Oil prices slide as Saudi keeps pumps running


(MENAFN- AFP) Oil prices slumped on Tuesday as a global supply glut and soft demand overshadowed the impact of geopolitical tensions in the crude-rich Middle East, analysts said.

US benchmark West Texas Intermediate (WTI) for delivery in June shed $1.83 to $57.60 a barrel.

Brent North Sea crude for July slid $1.74 to stand at $64.53 a barrel in late London deals.

"According to official data... Saudi Arabia exported just shy of eight million barrels of crude oil per day in March –- the highest export volume in more than nine years," said analysts at Commerzbank in a note to clients on Tuesday.
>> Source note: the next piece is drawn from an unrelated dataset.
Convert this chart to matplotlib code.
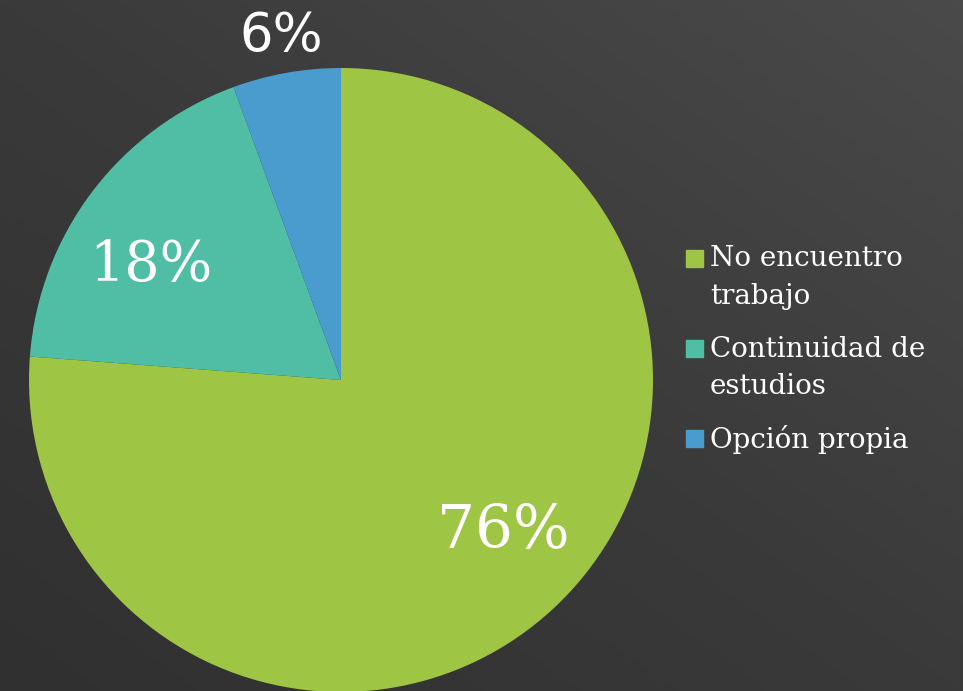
import numpy as np
import matplotlib
matplotlib.use("Agg")
import matplotlib.pyplot as plt
from matplotlib.patches import Rectangle

# Data (shares; labels show rounded values)
labels = ["No encuentro\ntrabajo", "Continuidad de\nestudios", "Opción propia"]
values = [76.2, 18.2, 5.6]
colors = ["#9fc544", "#4fbea5", "#4a9ccf"]

fig = plt.figure(figsize=(9.63, 6.91), dpi=100)

# Background with a soft diagonal gradient
bg = fig.add_axes([0, 0, 1, 1], zorder=-1)
xx, yy = np.meshgrid(np.linspace(0, 1, 200), np.linspace(0, 1, 200))
grad = 0.5 * xx + 0.5 * yy
bg.imshow(grad, cmap=matplotlib.colors.LinearSegmentedColormap.from_list(
    "bg", ["#303030", "#3a3a3a", "#4a4a4a"]), origin="lower",
    extent=[0, 1, 0, 1], aspect="auto")
bg.axis("off")

# Pie axes: center at (341, 380) px, radius 312 px
W, H = 963, 691
r = 312
ax = fig.add_axes([(341 - r) / W, (H - 380 - r) / H, 2 * r / W, 2 * r / H])
wedges, _ = ax.pie(values, colors=colors, startangle=90, counterclock=False,
                   radius=1, wedgeprops=dict(linewidth=0))
ax.set_xlim(-1, 1)
ax.set_ylim(-1, 1)
ax.set_aspect("equal")
ax.axis("off")

# Percent labels (radius, angle offset from wedge middle, font)
label_r = [0.71, 0.71, 1.12]
label_dang = [4.4, 6.1, -0.3]
fonts = [("DejaVu Serif", 43), ("DejaVu Serif", 40), ("DejaVu Sans", 38)]
for w, v, lr, da, (fam, fs) in zip(wedges, values, label_r, label_dang, fonts):
    ang = np.deg2rad((w.theta1 + w.theta2) / 2 + da)
    ax.text(lr * np.cos(ang), lr * np.sin(ang), f"{v:.0f}%", ha="center",
            va="center", color="white", family=fam, fontsize=fs,
            clip_on=False)

# Legend drawn by hand so the square lines up with the first text line
for i, (lab, c) in enumerate(zip(labels, colors)):
    y_top = 250 + 90 * i
    fig.patches.append(Rectangle((686 / W, 1 - (y_top + 17) / H), 17 / W, 17 / H,
                                 transform=fig.transFigure, color=c))
    nlines = lab.count("\n") + 1
    base = y_top + 18 + 36 * (nlines - 1)
    fig.text(710 / W, 1 - base / H, lab, ha="left", va="baseline",
             color="white", family="DejaVu Serif", fontsize=20, linespacing=1.5)

fig.savefig("out.png", dpi=100)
Bernard Aw, market strategist at IG Markets Singapore, said "global oversupply with weak demand" continue to put a cap on prices despite geopolitical unrest raising concerns about a disruption in the Middle East.

He said the crude market is already "used to" unrest in the region, where Islamic State group fighters on Sunday captured the key Iraqi city of Ramadi.

Yemen is also engulfed in violence that analysts fear could escalate and draw in neighbouring Saudi Arabia and Iran, which are backing the warring factions.

Yemen is not a major oil-producing country, but its coast forms one side of the Bab el-Mandeb Strait, the key strategic entry point into the Red Sea through which some 4.7 million barrels of oil pass each day on ships headed to or from the Suez Canal.

"Fears that the fighting in Iraq and Yemen could hamper the oil supply have clearly given way to a more sober appraisal, for the past twelve months have demonstrated that such concerns are exaggerated," Commerzbank analysts added.

"In actual fact, the oil supply from the region has continued to grow."

Oil supplies from leading OPEC producers Saudi Arabia, Kuwait and the United Arab Emirates are already near their highest levels in three decades, the International Energy Agency (IEA) said last week.

Crude futures have fought back a little in recent weeks after prices plummeted more than 60 percent between June and January, as the Organization of the Petroleum Exporting Countries refused to cut production despite a global glut.

The move by the 12-nation cartel, which pumps about 30 percent of global crude, was widely taken as an attempt to push US shale producers, which have higher costs, out of the market.